By  on July 9, 2009

GENEVA — Multilateral banks and rich donor nations have earmarked $2.5 billion toward a $50 billion global trade liquidity program to assist cash-strapped importers and exporters in poor nations.

The funds, committed under the Global Trade Liquidity Program, will start to disburse through the first four participating banks — Citigroup, Standard Chartered Bank, Rabobank Nederland and Standard Bank of South Africa — providing trade finance through a network of more than 500 banks in some 70 developing nations.

“This is vital for developing countries, many of which have seen trade decrease for lack of availability and affordability of trade finance,” said Pascal Lamy, World Trade Organization director-general.

Lamy told a global forum this week the sharp reduction in available trade finance has contributed to the declining trade figures.

“In today’s market, there is a lack of transparency and an abnormally high aversion to risk,” he said.

At the G20 crisis summit in London in April, leaders pledged $250 billion to support trade finance through export credit agencies and multilateral development banks, Lamy noted. But he said the contraction of trade credit is part of the broader liquidity crisis and emphasized developing nations are reporting difficulties in obtaining bank credits to finance transactions.

“Trade finance is the oil of global commerce,” he said.
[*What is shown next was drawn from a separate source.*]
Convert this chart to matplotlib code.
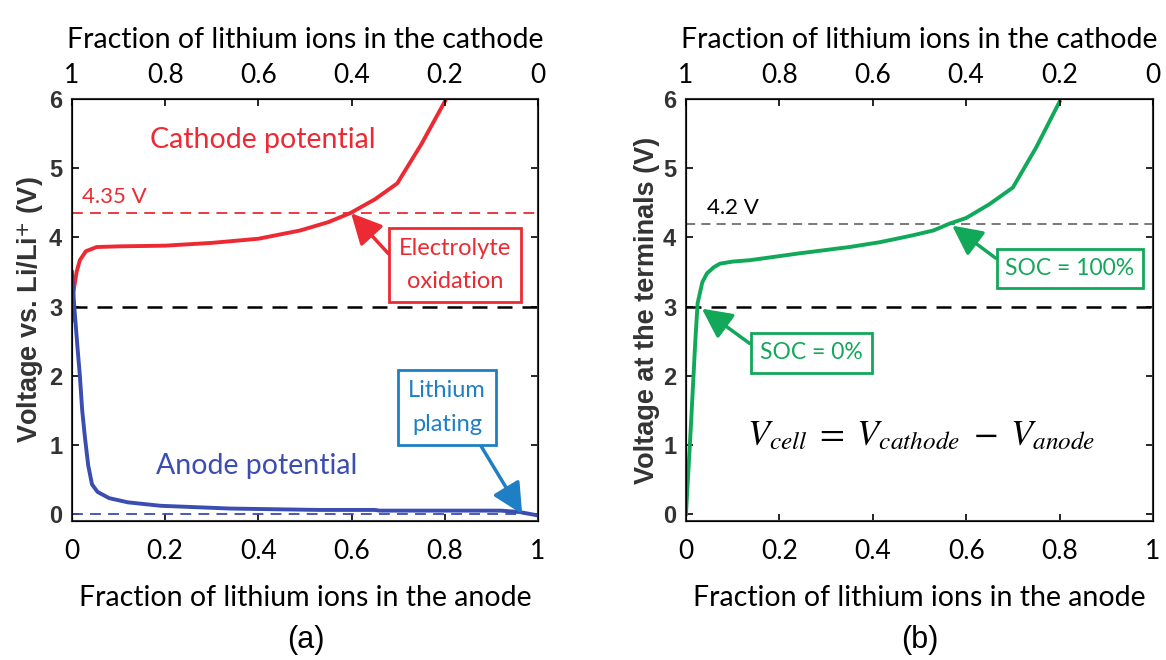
import matplotlib
matplotlib.use('Agg')
import matplotlib.pyplot as plt
import numpy as np

plt.rcParams['font.family'] = ['Lato', 'DejaVu Sans']
plt.rcParams['mathtext.fontset'] = 'stix'

# cathode potential vs. anode lithium fraction (panel a)
cat_x = [0, 0.003, 0.01, 0.017, 0.03, 0.053, 0.1, 0.2, 0.3, 0.4, 0.49, 0.55, 0.597, 0.65, 0.698, 0.75, 0.803]
cat_v = [2.8, 3.2, 3.5, 3.67, 3.8, 3.86, 3.87, 3.88, 3.92, 3.98, 4.1, 4.22, 4.35, 4.55, 4.78, 5.35, 6.0]

# anode potential (panel a)
ano_x = [0, 0.005, 0.012, 0.017, 0.022, 0.028, 0.035, 0.043, 0.055, 0.08, 0.12, 0.19, 0.34, 0.53, 0.65, 0.66, 0.92, 0.96, 1.0]
ano_v = [3.5, 3.0, 2.4, 2.0, 1.5, 1.1, 0.7, 0.43, 0.32, 0.23, 0.17, 0.12, 0.08, 0.06, 0.06, 0.05, 0.05, 0.03, -0.02]

# cell voltage at the terminals (panel b)
cell_x = [0, 0.01, 0.02, 0.025, 0.035, 0.045, 0.06, 0.073, 0.1, 0.137, 0.244, 0.35, 0.415, 0.458, 0.486, 0.53, 0.565, 0.60, 0.65, 0.70, 0.75, 0.80]
cell_v = [0, 1.2, 2.5, 3.05, 3.35, 3.48, 3.57, 3.62, 3.65, 3.67, 3.77, 3.86, 3.93, 3.99, 4.03, 4.1, 4.2, 4.28, 4.48, 4.72, 5.3, 5.96]

x_ticks = [0, 0.2, 0.4, 0.6, 0.8, 1]
x_ticklabels = ['0', '0.2', '0.4', '0.6', '0.8', '1']
y_ticks = [0, 1, 2, 3, 4, 5, 6]

red = '#ec2a33'
blue = '#3b4db0'
cyan = '#1f7fc4'
green = '#12a85a'

tick_fs = 19
lab_fs = 20.5
bold_font = ['Liberation Sans', 'DejaVu Sans']

fig = plt.figure(figsize=(11.66, 6.6), dpi=100)
ax1 = fig.add_axes([0.0617, 0.2106, 0.3997, 0.6394])
ax2 = fig.add_axes([0.5883, 0.2106, 0.4005, 0.6394])


def style_axes(ax, ylabel):
    ax.set_xlim(0, 1)
    ax.set_ylim(-0.1, 6)
    ax.set_xticks(x_ticks)
    ax.set_xticklabels(x_ticklabels, fontsize=tick_fs)
    ax.set_yticks(y_ticks)
    ax.set_yticklabels([str(v) for v in y_ticks], fontsize=17, fontweight='bold', family=bold_font, color='#333333')
    ax.tick_params(axis='x', direction='in', length=5, width=1.2, top=False, pad=13)
    ax.tick_params(axis='y', direction='in', length=5, width=1.2, right=True, pad=7)
    ax.set_xlabel('Fraction of lithium ions in the anode', fontsize=lab_fs, labelpad=15)
    ax.set_ylabel(ylabel, fontsize=19.5, fontweight='bold', family=bold_font, color='#333333', labelpad=2)
    for s in ax.spines.values():
        s.set_linewidth(1.5)
        s.set_color('#333333')
    top = ax.twiny()
    top.set_xlim(0, 1)
    top.set_xticks(x_ticks)
    top.set_xticklabels(x_ticklabels[::-1], fontsize=tick_fs)
    top.tick_params(direction='in', length=5, width=1.2, pad=8)
    top.set_xlabel('Fraction of lithium ions in the cathode', fontsize=lab_fs, labelpad=11)
    return top


style_axes(ax1, 'Voltage vs. Li/Li$^{\\mathbf{+}}$ (V)')
style_axes(ax2, 'Voltage at the terminals (V)')

# ---- panel (a)
ax1.axhline(3, color='black', ls=(0, (6, 4)), lw=1.8)
ax1.axhline(4.35, color=red, ls=(0, (6, 4)), lw=1.3)
ax1.axhline(0, color=blue, ls=(0, (6, 4)), lw=1.3)
ax1.plot(cat_x, cat_v, color=red, lw=2.8)
ax1.plot(ano_x, ano_v, color=blue, lw=2.8)

ax1.text(0.41, 5.41, 'Cathode potential', color=red, fontsize=20.5, ha='center', va='center')
ax1.text(0.022, 4.58, '4.35 V', color=red, fontsize=16, ha='left', va='center')
ax1.text(0.397, 0.70, 'Anode potential', color=blue, fontsize=20.5, ha='center', va='center')

ax1.annotate('Electrolyte\noxidation', xy=(0.599, 4.35), xytext=(0.822, 3.60),
             color=red, fontsize=17, ha='center', va='center', linespacing=1.75,
             bbox=dict(boxstyle='square,pad=0.4', fc='white', ec=red, lw=2),
             arrowprops=dict(arrowstyle='-|>,head_length=1.1,head_width=0.55', color=red, lw=2.5,
                             relpos=(0, 0.5), shrinkA=0, shrinkB=0))
ax1.annotate('Lithium\nplating', xy=(0.966, 0.0), xytext=(0.805, 1.54),
             color=cyan, fontsize=17, ha='center', va='center', linespacing=1.75,
             bbox=dict(boxstyle='square,pad=0.42', fc='white', ec=cyan, lw=2),
             arrowprops=dict(arrowstyle='-|>,head_length=1.1,head_width=0.55', color=cyan, lw=2.5,
                             relpos=(0.85, 0), shrinkA=0, shrinkB=0))

# ---- panel (b)
ax2.axhline(3, color='black', ls=(0, (6, 4)), lw=1.8)
ax2.axhline(4.2, color='#555555', ls=(0, (6, 4)), lw=1.1)
ax2.plot(cell_x, cell_v, color=green, lw=2.8)

ax2.text(0.045, 4.42, '4.2 V', color='black', fontsize=16, ha='left', va='center')
ax2.text(0.503, 1.14, r'$V_{cell}\;=\;V_{cathode}\;-\;V_{anode}$', fontsize=26, ha='center', va='center')

ax2.annotate('SOC = 100%', xy=(0.57, 4.17), xytext=(0.822, 3.55),
             color=green, fontsize=16.5, ha='center', va='center',
             bbox=dict(boxstyle='square,pad=0.38', fc='white', ec=green, lw=2),
             arrowprops=dict(arrowstyle='-|>,head_length=1.1,head_width=0.55', color=green, lw=2.5,
                             relpos=(0, 0.65), shrinkA=0, shrinkB=0))
ax2.annotate('SOC = 0%', xy=(0.034, 2.97), xytext=(0.268, 2.33),
             color=green, fontsize=16.5, ha='center', va='center',
             bbox=dict(boxstyle='square,pad=0.4', fc='white', ec=green, lw=2),
             arrowprops=dict(arrowstyle='-|>,head_length=1.1,head_width=0.55', color=green, lw=2.5,
                             relpos=(0, 0.6), shrinkA=0, shrinkB=0))

fig.text(0.262, 0.03, '(a)', fontsize=22, ha='center', va='center', family=bold_font)
fig.text(0.789, 0.03, '(b)', fontsize=22, ha='center', va='center', family=bold_font)

fig.savefig('out.png', dpi=100)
World Bank president Robert Zoellick said public investors such as the International Finance Corp., the private arm of the World Bank Group, which has committed $1 billion, have begun to come forward. Other program partners include the African Development Bank, which has put in $500 million, and the U.K. Department for International Development and the Saudi Fund for Development, which have each committed $300 million.